Saturday, 30 June 2012

Heshel's Kingdom, by Dan Jacobson

This is a marvellous book, in which Dan Jacobson (whom I have met a couple of times) deals with a lost world.

The Heshel of the title was his grandfather, who died long before he was born: Heshel Melamed, the rabbi of the small, impoverished shtetl of Varniai in Lithuania, then part of the Russian Empire. There was a very large Jewish population in Lithuania, and Vilnius, the capital, where a quarter of the citizens were Jewish, was nicknamed "the Jerusalem of the north" because of its learned rabbis. Faced with increasing persecution by the Tsarist authorities in the decades before the First World War, many Jews were driven to emigrate. Heshel visited the United States in 1912, but despite being offered a position in Cleveland, decided to remain at home in Lithuania.

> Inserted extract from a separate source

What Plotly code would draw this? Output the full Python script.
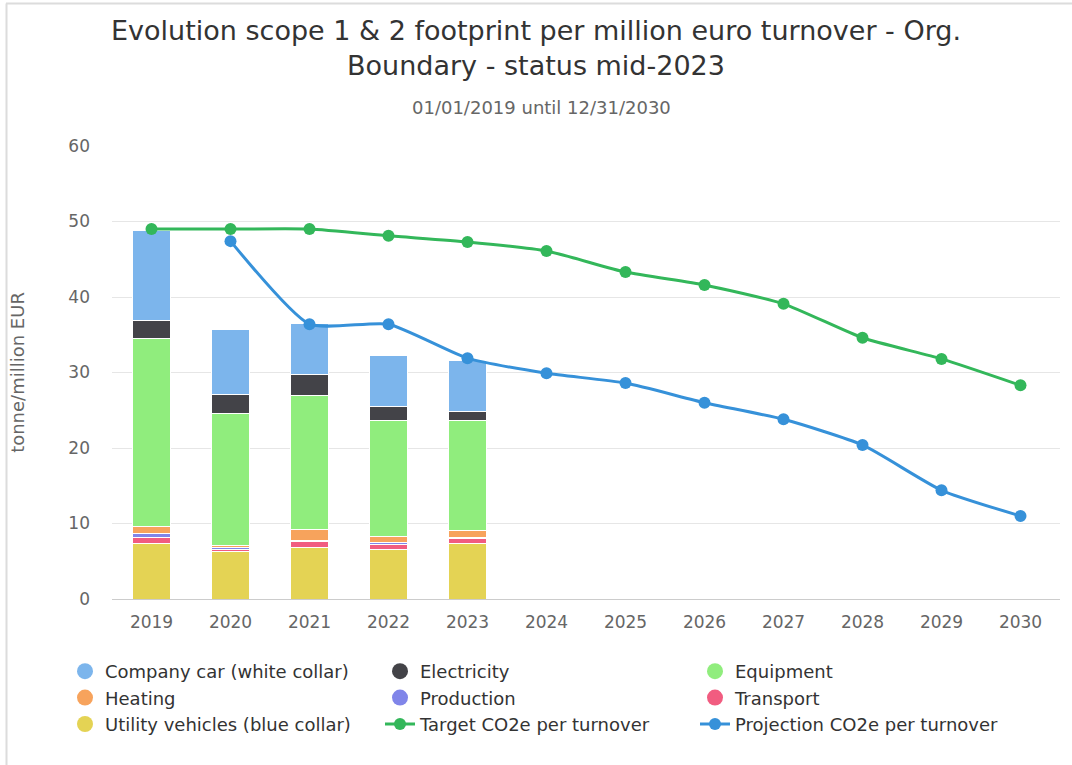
import plotly.graph_objects as go

years = ["2019", "2020", "2021", "2022", "2023", "2024", "2025", "2026", "2027", "2028", "2029", "2030"]
bar_years = ["2019", "2020", "2021", "2022", "2023"]

company_car = [11.9, 8.6, 6.8, 6.8, 6.75]
electricity = [2.4, 2.5, 2.85, 1.8, 1.2]
equipment = [24.9, 17.45, 17.7, 15.45, 14.6]
heating = [0.95, 0.35, 1.4, 0.75, 0.9]
production = [0.5, 0.2, 0.2, 0.25, 0.2]
transport = [0.8, 0.35, 0.8, 0.65, 0.65]
utility = [7.35, 6.25, 6.8, 6.6, 7.35]

target = [49.0, 49.0, 49.0, 48.1, 47.3, 46.1, 43.3, 41.6, 39.1, 34.6, 31.8, 28.3]
projection = [None, 47.4, 36.4, 36.4, 31.9, 29.9, 28.6, 26.0, 23.8, 20.4, 14.4, 11.0]

FONT = "DejaVu Sans"
W, H = 1072, 765
L, R, T, B = 112, 12, 146, 166
PW, PH = W - L - R, H - T - B

bar_series = [
    ("Utility vehicles (blue collar)", utility, "#e4d354", 7),
    ("Transport", transport, "#f15c80", 6),
    ("Production", production, "#8085e9", 5),
    ("Heating", heating, "#f7a35c", 4),
    ("Equipment", equipment, "#90ed7d", 3),
    ("Electricity", electricity, "#434348", 2),
    ("Company car (white collar)", company_car, "#7cb5ec", 1),
]

fig = go.Figure()
for name, vals, color, rank in bar_series:
    fig.add_trace(go.Bar(
        x=bar_years, y=vals, name=name, marker_color=color,
        marker_line_color="white", marker_line_width=1,
        showlegend=False, width=0.47,
    ))
    # legend entry with circular symbol
    fig.add_trace(go.Scatter(
        x=[None], y=[None], mode="markers", name=name,
        marker=dict(color=color, size=16, symbol="circle"),
        legendrank=rank, showlegend=True,
    ))

fig.add_trace(go.Scatter(
    x=years, y=target, name="Target CO2e per turnover", mode="lines+markers",
    line=dict(color="#33b75a", width=3, shape="spline", smoothing=0.55),
    marker=dict(color="#33b75a", size=12), legendrank=8,
))
fig.add_trace(go.Scatter(
    x=years, y=projection, name="Projection CO2e per turnover", mode="lines+markers",
    line=dict(color="#3691d9", width=3, shape="spline", smoothing=0.55),
    marker=dict(color="#3691d9", size=12), legendrank=9,
))

fig.update_layout(
    width=W, height=H,
    barmode="stack",
    plot_bgcolor="white", paper_bgcolor="white",
    font=dict(family=FONT, color="#666666", size=17),
    margin=dict(l=L, r=R, t=T, b=B, autoexpand=False),
    title=dict(
        text="Evolution scope 1 & 2 footprint per million euro turnover - Org.<br>Boundary - status mid-2023",
        x=0.5, xanchor="center", y=1 - 40 / H, yanchor="top",
        font=dict(family=FONT, size=27, color="#333333"),
    ),
    legend=dict(
        orientation="h", x=(65 - L) / PW, xanchor="left", y=-(653 - (H - B)) / PH, yanchor="top",
        entrywidth=270, entrywidthmode="pixels",
        font=dict(family=FONT, size=18, color="#333333"),
        traceorder="normal", itemsizing="trace",
    ),
    showlegend=True,
    annotations=[dict(
        text="01/01/2019 until 12/31/2030", xref="paper", yref="paper",
        x=(541 - L) / PW, y=1.0 + (T - 107) / PH, xanchor="center", yanchor="middle",
        showarrow=False, font=dict(family=FONT, size=18, color="#666666"),
    )],
    shapes=[
        dict(type="line", xref="paper", yref="paper",
             x0=(6 - L) / PW, x1=(W - L) / PW,
             y0=1 + (T - 3.5) / PH, y1=1 + (T - 3.5) / PH,
             line=dict(color="#dcdcdc", width=2)),
        dict(type="line", xref="paper", yref="paper",
             x0=(6.5 - L) / PW, x1=(6.5 - L) / PW,
             y0=1 + (T - 3.5) / PH, y1=-B / PH,
             line=dict(color="#dcdcdc", width=2)),
    ],
)
fig.update_xaxes(
    type="category", categoryorder="array", categoryarray=years,
    range=[-0.5, len(years) - 0.5],
    showgrid=False, showline=True, linecolor="#cccccc", linewidth=1,
    ticks="", tickfont=dict(size=17, color="#666666"), ticklabelstandoff=8,
)
fig.update_yaxes(
    range=[0, 60], dtick=10, showgrid=True, gridcolor="#e6e6e6", gridwidth=1,
    zeroline=False, showline=False, ticks="",
    tickfont=dict(size=17, color="#666666"), ticklabelstandoff=21,
    title=dict(text="tonne/million EUR", font=dict(size=18, color="#666666"), standoff=39),
)

fig.write_html("out.html", config={"displayModeBar": False},
               post_script="document.body.style.margin='0';")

He was alarmed to observe that Jews who emigrated tended to abandon the orthodox traditions of Jewry; and orthodoxy was the whole core of Heshel's being: he despised in equal measure both the Hasidim and the Zionists for departing from its tenets. But when Heshel died in 1919 his family emigrated to South Africa, where they had relatives, thus escaping the horrors that were to come.

In the second part of the book, Jacobson and his son visit Lithuania, now an independent country after the collapse of the Soviet Union, searching for the family's roots. But there is nothing left. Over ninety per cent of Lithuania's Jews were either slaughtered in their villages by the Einsatzgruppen in the summer and autumn of 1941, or transported to the old fort at Kaunus to be shot there. The ninety-six synagogues of Vilnius have dwindled to just one. In Varniai they find only two Jews, both elderly ladies, and an overgrown Jewish cemetery where no-one had been buried since May 1941. A whole civilisation, his grandfather's world, has vanished completely, and, as Heshel had feared, his family, scattered abroad, has abandoned the orthodox Jewish traditions. Jacobson wonders why Heshel had attached so much importance to rigid orthodoxy: what was he being orthodox for? He does not find an answer.